Goldberg’s career spanned the New York theater community and the West Coast film industry, but she is best known for casting talent. She began her career in the early 1970s as an assistant to Bernard Gersten, the Public Theater’s associate producer, and became the Shakespeare Festival’s head of casting for both the Public Theater in downtown New York and the Delacorte Theater in Central Park in 1973. There, Goldberg assembled the casts of plays including “Two Gentlemen of Verona” starring Raul Julia, “King Lear” starring James Earl Jones, and “Much Ado About Nothing” starring Sam Waterston and Kathleen Widdoes.

From 1973 until 1975, Goldberg was also casting director for the Lincoln Center Repertory Company, managed by the New York Shakespeare Festival under Joseph Papp’s direction. At the Lincoln Center, she cast David Rabe’s “In The Boom Boom Room” starring Madeline Kahn and Charles Durning, “The Tempest” with Sam Waterston and Carol Kane, “Troilus and Cressida” and “Macbeth” both with Christopher Walken, and “Short Eyes” by Miguel Piñero.

Following her work in theater, Goldberg spent time in Los Angeles at MTM Enterprises in 1976. At the production company owned by Mary Tyler Moore and Grant Tinker, she cast the television series “Rhoda,” as well as the pilot episodes of the 1982 series “Fame” and “My So Called Life.”

From television, she moved into feature films. Goldberg assembled the cast of Mel Brooks’ 1976 comedy “Silent Movie,” as well as Philip Kaufman’s “Invasion of the Body Snatchers,” and Ridley Scott’s “Alien.” She also cast Milos Forman’s “Ragtime” and “Amadeus,” the latter of which won nine Academy Awards. In 1985, the Casting Society of America presented Goldberg with an award for Outstanding Feature Film Casting for “Amadeus” at the first Artios Awards ceremony.

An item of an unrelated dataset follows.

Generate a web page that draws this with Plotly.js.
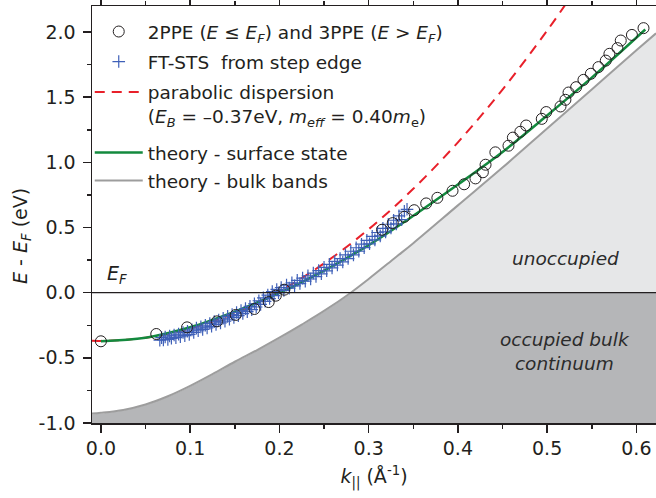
<!DOCTYPE html>
<html><head><meta charset="utf-8">
<script src="https://cdn.plot.ly/plotly-3.0.1.min.js"></script>
<style>html,body{margin:0;padding:0;background:#fff}#chart{width:656px;height:498px}</style>
</head><body><div id="chart"></div>
<script>
// 2PPE / 3PPE data (open circles)
const kPPE = [0.0, 0.062, 0.0965, 0.130, 0.151, 0.172, 0.188, 0.196, 0.2055,
  0.315, 0.327, 0.340, 0.351, 0.3645, 0.377, 0.394, 0.407, 0.4197, 0.428, 0.431,
  0.442, 0.4567, 0.4616, 0.470, 0.4765, 0.494, 0.499, 0.515, 0.5205, 0.524, 0.5325,
  0.5407, 0.549, 0.5575, 0.5657, 0.5698, 0.5788, 0.5825, 0.595, 0.608];
const ePPE = [-0.373, -0.317, -0.266, -0.220, -0.171, -0.125, -0.072, -0.023, 0.023,
  0.483, 0.534, 0.582, 0.633, 0.685, 0.728, 0.782, 0.832, 0.877, 0.924, 0.982,
  1.077, 1.128, 1.190, 1.235, 1.283, 1.334, 1.386, 1.429, 1.480, 1.536, 1.577,
  1.633, 1.680, 1.731, 1.781, 1.833, 1.877, 1.935, 1.978, 2.030];

// FT-STS from step edge (blue crosses)
const kSTS = [0.066,0.068,0.070,0.072,0.075,0.077,0.079,0.082,0.084,0.087,0.089,0.092,0.094,0.097,0.099,
  0.102,0.104,0.107,0.109,0.112,0.114,0.117,0.119,0.122,0.124,0.127,0.129,0.132,0.134,0.137,0.139,
  0.142,0.144,0.147,0.149,0.152,0.154,0.157,0.159,0.162,0.164,0.167,0.169,0.172,0.174,0.177,0.179,
  0.182,0.184,0.187,0.189,0.192,0.194,0.197,0.199,0.202,0.205,0.208,0.211,0.214,0.217,0.220,0.223,
  0.226,0.229,0.232,0.235,0.238,0.241,0.244,0.247,0.250,0.253,0.256,0.259,0.262,0.265,0.268,0.271,
  0.274,0.277,0.280,0.283,0.286,0.289,0.292,0.295,0.298,0.301,0.304,0.307,0.310,0.313,0.316,0.319,
  0.322,0.325,0.328,0.331,0.334,0.337,0.340,0.343];
const eSTS = [-0.365,-0.345,-0.362,-0.340,-0.358,-0.332,-0.350,-0.325,-0.345,-0.318,-0.338,-0.305,-0.330,-0.296,-0.320,
  -0.285,-0.305,-0.272,-0.292,-0.262,-0.282,-0.250,-0.270,-0.236,-0.258,-0.222,-0.244,-0.210,-0.232,-0.196,-0.218,
  -0.182,-0.204,-0.168,-0.190,-0.152,-0.176,-0.138,-0.160,-0.122,-0.146,-0.105,-0.130,-0.085,-0.110,-0.062,-0.090,
  -0.040,-0.066,-0.018,-0.045,0.008,-0.022,0.025,0.000,0.040,0.018,0.058,0.035,0.076,0.052,0.095,0.070,
  0.112,0.088,0.130,0.105,0.150,0.124,0.170,0.145,0.195,0.168,0.218,0.190,0.240,0.212,0.262,0.236,
  0.290,0.262,0.318,0.290,0.345,0.318,0.372,0.346,0.402,0.375,0.432,0.405,0.462,0.436,0.494,0.466,
  0.525,0.496,0.556,0.528,0.590,0.560,0.625,0.640];

// parabolic dispersion (E_B = -0.37 eV, m_eff = 0.40 m_e)
const kParabola = [-0.01, 0.0, 0.05, 0.10, 0.15, 0.20, 0.25, 0.30, 0.35, 0.40, 0.45, 0.50, 0.53];
const eParabola = [-0.369, -0.370, -0.346, -0.275, -0.156, 0.011, 0.225, 0.487, 0.797, 1.154, 1.559, 2.011, 2.306];

// theory - surface state (green)
const kSurface = [0.0, 0.05, 0.10, 0.15, 0.20, 0.25, 0.30, 0.35, 0.40, 0.45, 0.50, 0.55, 0.61];
const eSurface = [-0.372, -0.345, -0.265, -0.145, -0.002, 0.170, 0.365, 0.590, 0.830, 1.080, 1.360, 1.650, 2.020];

// theory - bulk bands (grey edge of the continuum)
const kBulk = [-0.01, 0.0, 0.025, 0.05, 0.075, 0.10, 0.125, 0.15, 0.175, 0.20, 0.225, 0.25, 0.28,
  0.30, 0.33, 0.35, 0.40, 0.45, 0.50, 0.55, 0.60, 0.622];
const eBulk = [-0.928, -0.922, -0.900, -0.858, -0.795, -0.715, -0.625, -0.530, -0.440, -0.345, -0.245, -0.140, 0.0,
  0.105, 0.270, 0.380, 0.670, 0.960, 1.260, 1.560, 1.860, 1.990];

const xTickVals = [0, 0.1, 0.2, 0.3, 0.4, 0.5, 0.6];
const xTickLabels = ["0.0", "0.1", "0.2", "0.3", "0.4", "0.5", "0.6"];
const yTickVals = [-1, -0.5, 0, 0.5, 1, 1.5, 2];
const yTickLabels = ["-1.0", "-0.5", "0.0", "0.5", "1.0", "1.5", "2.0"];
const xRange = [-0.01, 0.622];
const yRange = [-1.0, 2.2];

const INK = '#231f20';
const FONT = 'DejaVu Sans, Liberation Sans, Arial, sans-serif';

const below = kBulk.map((k, i) => [k, eBulk[i]]).filter(p => p[1] <= 0);
const above = kBulk.map((k, i) => [k, eBulk[i]]).filter(p => p[1] >= 0);
const skip = {showlegend: false, hoverinfo: 'skip'};

const traces = [
  // occupied region (E < E_F) in dark grey
  Object.assign({x: xRange, y: [yRange[0], yRange[0]], mode: 'lines', line: {width: 0},
   fill: 'tozeroy', fillcolor: '#b5b6b8'}, skip),
  // region between the bulk band edge and E_F (no bulk states) in white
  Object.assign({x: below.map(p => p[0]), y: below.map(p => p[1]), mode: 'lines',
   line: {width: 1.2, color: '#ffffff', shape: 'spline'}, fill: 'tozeroy', fillcolor: '#ffffff'}, skip),
  // unoccupied bulk continuum in light grey
  Object.assign({x: above.map(p => p[0]), y: above.map(p => p[1]), mode: 'lines',
   line: {width: 0, shape: 'spline'}, fill: 'tozeroy', fillcolor: '#e6e7e8'}, skip),
  {x: kBulk, y: eBulk, mode: 'lines', name: 'theory - bulk bands', legend: 'legend5',
   line: {color: '#9d9d9d', width: 2, shape: 'spline'}},
  {x: kParabola, y: eParabola, mode: 'lines', legend: 'legend3',
   name: 'parabolic dispersion<br>(<i>E</i><sub><i>B</i></sub> = \u20130.37eV, <i>m</i><sub><i>eff</i></sub> = 0.40<i>m</i><sub>e</sub>)',
   line: {color: '#e8202a', width: 2, dash: '10px,7px', shape: 'spline'}},
  {x: kSurface, y: eSurface, mode: 'lines', name: 'theory - surface state', legend: 'legend4',
   line: {color: '#138a3e', width: 2.5, shape: 'spline'}},
  {x: kSTS, y: eSTS, mode: 'markers', name: 'FT-STS&nbsp; from step edge', legend: 'legend2',
   marker: {symbol: 'cross-thin', size: 9, color: '#3f60b8', line: {color: '#3f60b8', width: 1.2}}},
  {x: kPPE, y: ePPE, mode: 'markers', legend: 'legend',
   name: '2PPE (<i>E</i> \u2264 <i>E</i><sub><i>F</i></sub>) and 3PPE (<i>E</i> &gt; <i>E</i><sub><i>F</i></sub>)',
   marker: {symbol: 'circle-open', size: 11, color: INK, line: {width: 1}}}
];

const M = {l: 92, r: 0, t: 6, b: 75};
const plotH = 498 - M.t - M.b;
const py = px => (498 - M.b - px) / plotH;
function mkLegend(yPx) {
  return {x: -0.004, y: py(yPx), xanchor: 'left', yanchor: 'middle', valign: 'top',
    bgcolor: 'rgba(0,0,0,0)', borderwidth: 0, itemwidth: 48,
    font: {family: FONT, size: 18.5, color: INK}};
}

const layout = {
  width: 656, height: 498, margin: M,
  paper_bgcolor: '#fff', plot_bgcolor: '#fff',
  font: {family: FONT, size: 18.5, color: INK},
  showlegend: true,
  legend: mkLegend(32), legend2: mkLegend(62), legend3: mkLegend(104.5),
  legend4: mkLegend(153), legend5: mkLegend(181),
  xaxis: {range: xRange, tickvals: xTickVals, ticktext: xTickLabels, ticks: 'outside', ticklen: 8,
    tickwidth: 1.5, tickcolor: INK, showline: true, linecolor: INK, linewidth: 1.5, mirror: 'ticks',
    showgrid: false, zeroline: false, tickfont: {family: FONT, size: 19, color: INK},
    minor: {dtick: 0.05, tick0: 0, ticks: 'outside', ticklen: 4, tickwidth: 1.5, tickcolor: INK, showgrid: false},
    title: {text: '<i>k</i><sub>||</sub> (\u00c5<sup>-1</sup>)', font: {family: FONT, size: 19, color: INK}, standoff: 11}},
  yaxis: {range: yRange, tickvals: yTickVals, ticktext: yTickLabels, ticks: 'outside', ticklen: 8,
    tickwidth: 1.5, tickcolor: INK, showline: true, linecolor: INK, linewidth: 1.5, mirror: false,
    showgrid: false, zeroline: false, tickfont: {family: FONT, size: 19, color: INK}, ticklabelstandoff: 3,
    minor: {dtick: 0.25, tick0: 0, ticks: 'outside', ticklen: 4, tickwidth: 1.5, tickcolor: INK, showgrid: false}},
  shapes: [{type: 'line', xref: 'paper', x0: 0, x1: 1, yref: 'y', y0: 0, y1: 0,
    line: {color: INK, width: 1.3}, layer: 'above'}],
  annotations: [
    {xref: 'paper', yref: 'paper', x: (21 - M.l) / 564, y: py(236), textangle: -90, showarrow: false,
     xanchor: 'center', yanchor: 'middle',
     text: '<i>E</i> - <i>E</i><sub><i>F</i></sub> (eV)', font: {family: FONT, size: 19, color: INK}},
    {xref: 'x', yref: 'y', x: 0.005, y: 0.14, xanchor: 'left', yanchor: 'middle', showarrow: false,
     text: '<i>E</i><sub><i>F</i></sub>', font: {family: FONT, size: 19, color: INK}},
    {xref: 'x', yref: 'y', x: 0.521, y: 0.26, xanchor: 'center', yanchor: 'middle', showarrow: false,
     text: '<i>unoccupied</i>', font: {family: FONT, size: 18.5, color: '#2b2b2b'}},
    {xref: 'x', yref: 'y', x: 0.52, y: -0.45, xanchor: 'center', yanchor: 'middle', showarrow: false,
     text: '<i>occupied bulk</i><br><i>continuum</i>', font: {family: FONT, size: 18.5, color: '#2b2b2b'}}
  ]
};

Plotly.newPlot('chart', traces, layout, {displayModeBar: false, staticPlot: true});
</script></body></html>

Goldberg changed careers in 1983, and began representing actors at ICM. After serving as V.P. of talent at United Artists in 1986, Goldberg worked as a talent agent at the William Morris Agency prior to opening her own management company, Mary Goldberg Management, which operated until her death.

She moved to Ojai in 2002, where she expanded her career as a clothing and lifestyle retailer and restaurateur. She is survived by her two daughters, Elizabeth and Gabriella, and her niece, Nancy Lefkowitz.